● **EXTRACTED MATERIAL**:
--- start ---

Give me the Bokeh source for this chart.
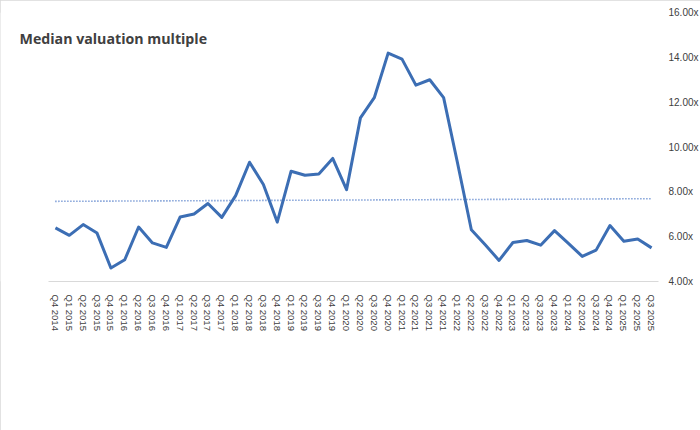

--- end ---
--- start ---

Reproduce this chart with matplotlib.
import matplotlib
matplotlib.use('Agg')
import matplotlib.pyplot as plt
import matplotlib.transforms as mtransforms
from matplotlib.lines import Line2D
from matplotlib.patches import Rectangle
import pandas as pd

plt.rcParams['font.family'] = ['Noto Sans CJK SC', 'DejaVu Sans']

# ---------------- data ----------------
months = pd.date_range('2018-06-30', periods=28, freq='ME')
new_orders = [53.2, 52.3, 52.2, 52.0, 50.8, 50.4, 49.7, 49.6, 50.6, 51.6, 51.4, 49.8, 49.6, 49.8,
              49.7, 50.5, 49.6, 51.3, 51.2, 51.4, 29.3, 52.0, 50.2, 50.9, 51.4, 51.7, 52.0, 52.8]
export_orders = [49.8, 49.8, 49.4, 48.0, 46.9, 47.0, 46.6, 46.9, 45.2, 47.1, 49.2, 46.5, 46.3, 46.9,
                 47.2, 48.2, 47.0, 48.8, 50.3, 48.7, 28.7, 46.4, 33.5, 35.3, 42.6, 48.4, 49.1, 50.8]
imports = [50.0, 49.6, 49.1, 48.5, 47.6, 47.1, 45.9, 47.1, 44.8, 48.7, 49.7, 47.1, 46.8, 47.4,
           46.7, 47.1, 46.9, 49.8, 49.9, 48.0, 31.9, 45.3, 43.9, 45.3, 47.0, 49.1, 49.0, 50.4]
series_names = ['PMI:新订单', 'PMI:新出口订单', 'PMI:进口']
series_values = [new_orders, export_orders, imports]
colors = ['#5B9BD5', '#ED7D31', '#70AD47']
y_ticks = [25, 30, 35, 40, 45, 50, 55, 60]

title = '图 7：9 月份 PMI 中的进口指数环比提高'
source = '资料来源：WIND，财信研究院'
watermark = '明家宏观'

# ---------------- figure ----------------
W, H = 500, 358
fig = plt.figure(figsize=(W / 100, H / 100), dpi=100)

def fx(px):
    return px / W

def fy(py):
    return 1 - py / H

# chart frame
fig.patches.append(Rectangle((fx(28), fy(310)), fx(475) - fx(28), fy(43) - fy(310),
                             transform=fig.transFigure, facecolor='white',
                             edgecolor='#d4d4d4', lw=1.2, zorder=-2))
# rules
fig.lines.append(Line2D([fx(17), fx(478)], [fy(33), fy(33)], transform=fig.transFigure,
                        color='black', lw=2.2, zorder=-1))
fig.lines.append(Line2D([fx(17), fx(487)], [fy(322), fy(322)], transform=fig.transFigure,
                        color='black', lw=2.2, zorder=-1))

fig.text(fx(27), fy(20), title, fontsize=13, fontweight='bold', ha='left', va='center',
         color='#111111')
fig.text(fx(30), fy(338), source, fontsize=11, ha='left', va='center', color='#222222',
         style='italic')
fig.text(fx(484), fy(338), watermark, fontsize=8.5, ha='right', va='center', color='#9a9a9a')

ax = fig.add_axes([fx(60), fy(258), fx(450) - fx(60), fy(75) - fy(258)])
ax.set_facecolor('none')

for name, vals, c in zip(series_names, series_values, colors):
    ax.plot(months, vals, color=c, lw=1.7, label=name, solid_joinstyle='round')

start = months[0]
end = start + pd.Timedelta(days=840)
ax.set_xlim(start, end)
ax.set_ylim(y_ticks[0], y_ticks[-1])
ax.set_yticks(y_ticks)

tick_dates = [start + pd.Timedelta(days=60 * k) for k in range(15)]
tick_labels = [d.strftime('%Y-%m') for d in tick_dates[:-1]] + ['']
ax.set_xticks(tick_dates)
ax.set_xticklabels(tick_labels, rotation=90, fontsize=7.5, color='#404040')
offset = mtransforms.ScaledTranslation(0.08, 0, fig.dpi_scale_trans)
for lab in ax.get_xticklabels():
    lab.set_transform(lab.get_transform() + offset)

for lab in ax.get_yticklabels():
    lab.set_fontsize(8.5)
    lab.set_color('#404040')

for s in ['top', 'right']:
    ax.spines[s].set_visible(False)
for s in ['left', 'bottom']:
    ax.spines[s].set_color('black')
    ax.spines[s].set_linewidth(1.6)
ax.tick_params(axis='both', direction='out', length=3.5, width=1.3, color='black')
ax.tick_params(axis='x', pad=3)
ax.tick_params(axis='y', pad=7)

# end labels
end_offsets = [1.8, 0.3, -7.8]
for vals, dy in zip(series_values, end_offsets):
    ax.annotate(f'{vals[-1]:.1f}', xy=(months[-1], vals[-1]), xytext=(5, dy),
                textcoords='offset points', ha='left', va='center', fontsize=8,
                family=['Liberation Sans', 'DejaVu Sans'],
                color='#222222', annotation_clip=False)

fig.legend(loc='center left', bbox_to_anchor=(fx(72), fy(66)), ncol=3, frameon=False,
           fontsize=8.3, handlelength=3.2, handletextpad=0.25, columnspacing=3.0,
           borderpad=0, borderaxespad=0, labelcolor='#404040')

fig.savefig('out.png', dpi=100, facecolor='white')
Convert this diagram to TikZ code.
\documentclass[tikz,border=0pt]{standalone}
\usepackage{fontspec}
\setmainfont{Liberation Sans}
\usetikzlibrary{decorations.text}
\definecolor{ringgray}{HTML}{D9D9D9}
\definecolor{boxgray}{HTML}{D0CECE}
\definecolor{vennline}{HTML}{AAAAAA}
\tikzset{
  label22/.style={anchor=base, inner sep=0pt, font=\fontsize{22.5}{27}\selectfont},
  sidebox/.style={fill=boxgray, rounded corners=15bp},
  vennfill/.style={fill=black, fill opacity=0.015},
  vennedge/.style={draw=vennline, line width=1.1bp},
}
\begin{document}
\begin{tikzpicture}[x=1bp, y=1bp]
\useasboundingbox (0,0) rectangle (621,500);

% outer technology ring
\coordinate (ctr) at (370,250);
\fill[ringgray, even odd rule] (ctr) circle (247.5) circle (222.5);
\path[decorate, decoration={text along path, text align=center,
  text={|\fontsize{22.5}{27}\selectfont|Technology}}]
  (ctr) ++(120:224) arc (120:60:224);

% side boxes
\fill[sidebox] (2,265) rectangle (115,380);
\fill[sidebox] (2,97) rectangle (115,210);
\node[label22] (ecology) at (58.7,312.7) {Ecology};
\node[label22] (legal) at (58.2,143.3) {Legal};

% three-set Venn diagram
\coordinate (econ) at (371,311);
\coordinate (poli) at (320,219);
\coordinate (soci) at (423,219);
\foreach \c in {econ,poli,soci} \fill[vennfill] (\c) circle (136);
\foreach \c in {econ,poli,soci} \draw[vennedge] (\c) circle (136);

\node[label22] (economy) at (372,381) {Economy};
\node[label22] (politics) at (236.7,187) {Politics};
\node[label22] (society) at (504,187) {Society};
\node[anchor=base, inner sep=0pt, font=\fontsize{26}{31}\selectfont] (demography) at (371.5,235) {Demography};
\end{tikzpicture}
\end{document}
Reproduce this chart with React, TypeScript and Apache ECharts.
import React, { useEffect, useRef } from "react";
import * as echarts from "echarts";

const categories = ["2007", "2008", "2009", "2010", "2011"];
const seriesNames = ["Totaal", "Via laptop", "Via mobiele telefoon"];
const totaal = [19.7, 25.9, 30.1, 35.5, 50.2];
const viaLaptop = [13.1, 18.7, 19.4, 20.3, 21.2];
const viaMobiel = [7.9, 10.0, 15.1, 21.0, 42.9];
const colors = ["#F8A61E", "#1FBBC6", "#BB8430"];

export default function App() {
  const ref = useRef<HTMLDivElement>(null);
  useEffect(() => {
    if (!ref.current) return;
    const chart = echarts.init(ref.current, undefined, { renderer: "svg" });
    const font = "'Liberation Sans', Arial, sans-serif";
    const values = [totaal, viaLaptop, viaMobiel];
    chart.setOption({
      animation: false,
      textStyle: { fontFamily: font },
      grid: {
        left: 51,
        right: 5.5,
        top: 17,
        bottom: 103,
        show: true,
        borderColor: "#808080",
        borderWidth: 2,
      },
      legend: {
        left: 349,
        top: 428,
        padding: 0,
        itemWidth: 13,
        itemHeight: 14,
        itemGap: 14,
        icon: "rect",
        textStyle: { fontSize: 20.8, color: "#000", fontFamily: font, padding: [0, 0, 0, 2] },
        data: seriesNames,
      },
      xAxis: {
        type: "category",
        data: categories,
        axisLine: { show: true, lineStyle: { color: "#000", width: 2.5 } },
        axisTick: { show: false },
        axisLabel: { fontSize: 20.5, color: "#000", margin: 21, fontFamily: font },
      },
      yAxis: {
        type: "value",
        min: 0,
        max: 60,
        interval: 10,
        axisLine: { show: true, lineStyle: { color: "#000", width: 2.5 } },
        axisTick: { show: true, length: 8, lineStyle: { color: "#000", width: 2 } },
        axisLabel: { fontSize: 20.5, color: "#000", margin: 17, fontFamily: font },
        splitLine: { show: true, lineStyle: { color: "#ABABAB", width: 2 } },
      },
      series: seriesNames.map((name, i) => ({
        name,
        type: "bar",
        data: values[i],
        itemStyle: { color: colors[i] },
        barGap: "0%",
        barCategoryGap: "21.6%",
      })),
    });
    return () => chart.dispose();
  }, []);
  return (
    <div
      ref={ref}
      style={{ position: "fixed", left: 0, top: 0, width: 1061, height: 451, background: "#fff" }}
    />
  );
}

--- end ---
--- start ---

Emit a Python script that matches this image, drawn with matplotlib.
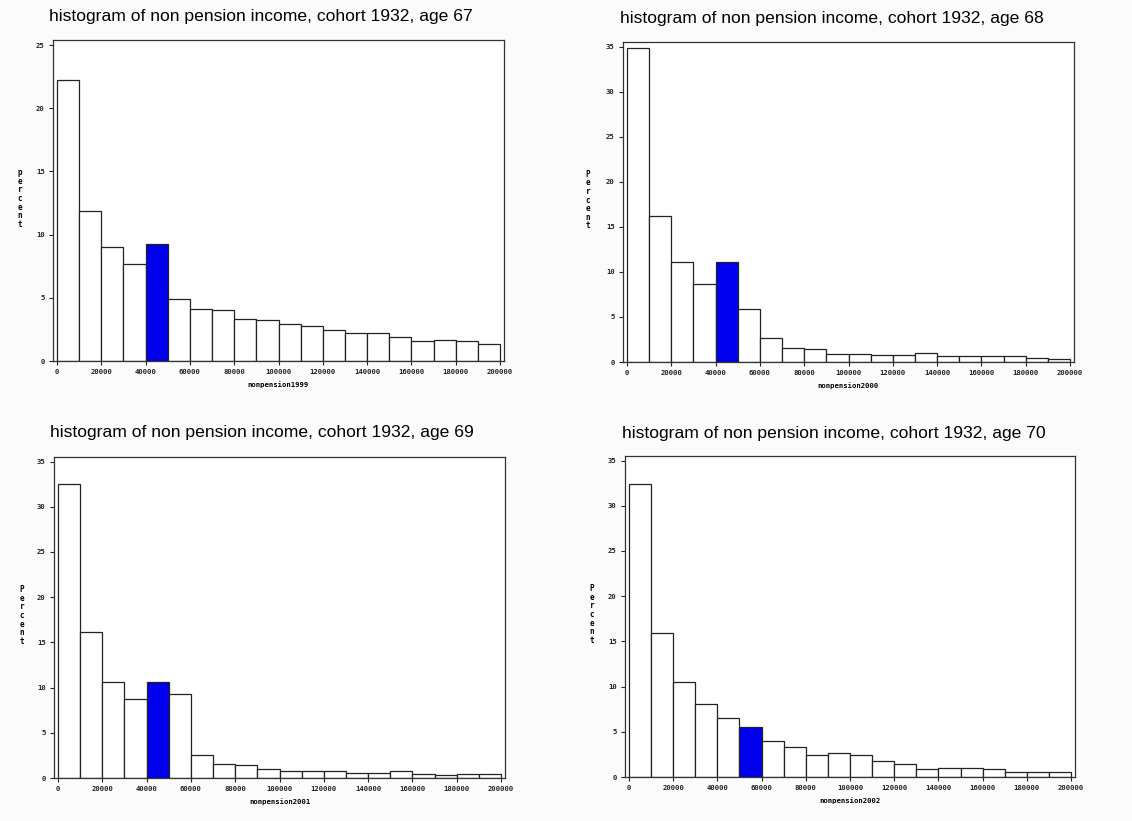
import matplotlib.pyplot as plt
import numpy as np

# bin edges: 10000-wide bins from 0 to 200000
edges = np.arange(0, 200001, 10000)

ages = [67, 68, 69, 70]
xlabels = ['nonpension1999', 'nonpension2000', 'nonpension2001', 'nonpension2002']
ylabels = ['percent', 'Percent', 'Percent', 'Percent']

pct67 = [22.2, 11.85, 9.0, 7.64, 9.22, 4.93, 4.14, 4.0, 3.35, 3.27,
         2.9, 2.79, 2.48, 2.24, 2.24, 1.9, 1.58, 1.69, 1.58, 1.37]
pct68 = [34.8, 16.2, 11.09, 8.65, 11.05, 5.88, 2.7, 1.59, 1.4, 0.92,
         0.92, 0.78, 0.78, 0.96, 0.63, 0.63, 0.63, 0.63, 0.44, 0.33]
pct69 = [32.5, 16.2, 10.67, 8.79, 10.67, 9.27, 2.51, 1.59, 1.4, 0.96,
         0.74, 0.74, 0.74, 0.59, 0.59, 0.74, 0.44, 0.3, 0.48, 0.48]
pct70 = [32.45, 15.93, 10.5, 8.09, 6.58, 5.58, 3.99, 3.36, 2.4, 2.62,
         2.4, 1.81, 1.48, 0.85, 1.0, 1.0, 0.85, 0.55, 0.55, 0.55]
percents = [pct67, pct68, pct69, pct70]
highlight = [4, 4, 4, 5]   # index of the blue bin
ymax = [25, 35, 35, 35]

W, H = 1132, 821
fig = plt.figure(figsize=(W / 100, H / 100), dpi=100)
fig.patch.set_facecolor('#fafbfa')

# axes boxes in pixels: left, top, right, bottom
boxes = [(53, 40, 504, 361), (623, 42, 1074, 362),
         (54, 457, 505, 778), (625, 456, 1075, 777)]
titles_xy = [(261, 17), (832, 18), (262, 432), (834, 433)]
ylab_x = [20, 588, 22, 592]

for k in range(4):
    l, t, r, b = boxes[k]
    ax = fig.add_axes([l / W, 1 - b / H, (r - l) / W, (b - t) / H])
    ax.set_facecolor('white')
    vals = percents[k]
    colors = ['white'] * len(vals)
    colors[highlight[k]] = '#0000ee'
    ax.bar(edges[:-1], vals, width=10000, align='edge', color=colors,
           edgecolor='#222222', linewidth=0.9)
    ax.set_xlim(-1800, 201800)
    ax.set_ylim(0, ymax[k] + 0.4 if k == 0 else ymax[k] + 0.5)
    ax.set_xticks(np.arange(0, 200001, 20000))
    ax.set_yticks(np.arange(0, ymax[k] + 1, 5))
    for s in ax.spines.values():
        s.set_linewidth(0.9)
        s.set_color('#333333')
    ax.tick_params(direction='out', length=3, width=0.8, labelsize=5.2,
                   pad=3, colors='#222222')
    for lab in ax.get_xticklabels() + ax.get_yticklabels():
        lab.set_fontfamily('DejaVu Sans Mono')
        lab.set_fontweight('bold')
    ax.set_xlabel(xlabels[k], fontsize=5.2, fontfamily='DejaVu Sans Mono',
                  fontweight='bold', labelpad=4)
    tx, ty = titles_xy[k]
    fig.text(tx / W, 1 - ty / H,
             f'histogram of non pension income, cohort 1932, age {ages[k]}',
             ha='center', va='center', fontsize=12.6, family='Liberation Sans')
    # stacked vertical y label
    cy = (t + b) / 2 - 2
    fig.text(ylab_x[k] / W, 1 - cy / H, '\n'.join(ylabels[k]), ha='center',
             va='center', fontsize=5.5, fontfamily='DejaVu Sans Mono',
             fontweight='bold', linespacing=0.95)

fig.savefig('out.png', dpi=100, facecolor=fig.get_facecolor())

--- end ---

● **REQUIREMENTS**: The line containing "Reproduce this chart with matplotlib." opens the part, and the line containing "y_ticks = [25, 30, 35, 40, 45, 50, 55, 60]" closes it. Output that part exactly, with both, and only that.

● **THE SOLUTION**:
Reproduce this chart with matplotlib.
import matplotlib
matplotlib.use('Agg')
import matplotlib.pyplot as plt
import matplotlib.transforms as mtransforms
from matplotlib.lines import Line2D
from matplotlib.patches import Rectangle
import pandas as pd

plt.rcParams['font.family'] = ['Noto Sans CJK SC', 'DejaVu Sans']

# ---------------- data ----------------
months = pd.date_range('2018-06-30', periods=28, freq='ME')
new_orders = [53.2, 52.3, 52.2, 52.0, 50.8, 50.4, 49.7, 49.6, 50.6, 51.6, 51.4, 49.8, 49.6, 49.8,
              49.7, 50.5, 49.6, 51.3, 51.2, 51.4, 29.3, 52.0, 50.2, 50.9, 51.4, 51.7, 52.0, 52.8]
export_orders = [49.8, 49.8, 49.4, 48.0, 46.9, 47.0, 46.6, 46.9, 45.2, 47.1, 49.2, 46.5, 46.3, 46.9,
                 47.2, 48.2, 47.0, 48.8, 50.3, 48.7, 28.7, 46.4, 33.5, 35.3, 42.6, 48.4, 49.1, 50.8]
imports = [50.0, 49.6, 49.1, 48.5, 47.6, 47.1, 45.9, 47.1, 44.8, 48.7, 49.7, 47.1, 46.8, 47.4,
           46.7, 47.1, 46.9, 49.8, 49.9, 48.0, 31.9, 45.3, 43.9, 45.3, 47.0, 49.1, 49.0, 50.4]
series_names = ['PMI:新订单', 'PMI:新出口订单', 'PMI:进口']
series_values = [new_orders, export_orders, imports]
colors = ['#5B9BD5', '#ED7D31', '#70AD47']
y_ticks = [25, 30, 35, 40, 45, 50, 55, 60]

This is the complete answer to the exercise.